H. Peter Anvin (hpa@transmeta.com)
Tue, 15 Apr 1997 15:19:44 -0700 (PDT)


> How? Naively, I would assume that it is trivially harder to look for
> i?86 instead of i386 if you don't care about the extra information,
> and non-Linux Unices are going to return something different anyway.

Surprise! Programs *don't*, unless they are written explicitly for
Linux.

> In fact, on most Unices the information is *less* useful than it is on
> Linux. A quick survey of UNIX variants I have access to do vary
> widely with respect to what uname -m reports, so I'm not sure what
> 'common' behavior those programs could rely on. [IRIX reports CPU
> board type; AIX reports the machine ID number; Solaris returns the
> hardware configuration type].
>
> FYI:
> AIX: 006027974C00
> Solaris: sun4m
> IRIX: IP20
> Linux: i586
>
> what exactly does 'i586' break that wouldn't be horridly broken on any
> of the above architectures (especially AIX!) anyway?
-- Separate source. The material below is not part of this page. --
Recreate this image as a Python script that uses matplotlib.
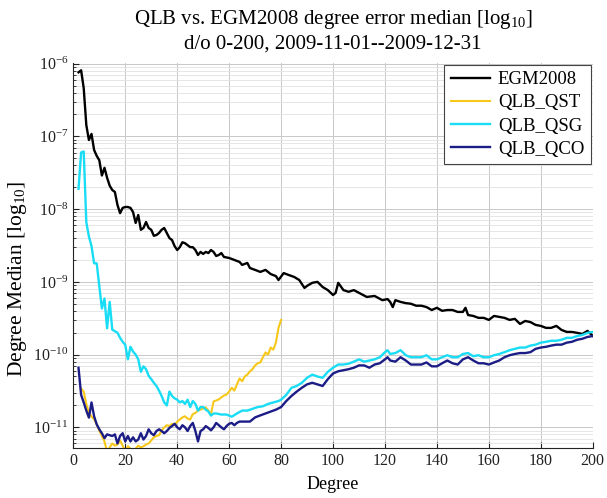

It seems that for every processor generation, programs break this
way. However, what you point out here might be a misunderstanding on
my part: maybe the right thing to do is to implement "uname -p" and
have *it* return "i386".

I just checked my Solaris box, and you're right: uname -m returns
"sun4m" and uname -p returns the processor architecture (sparc).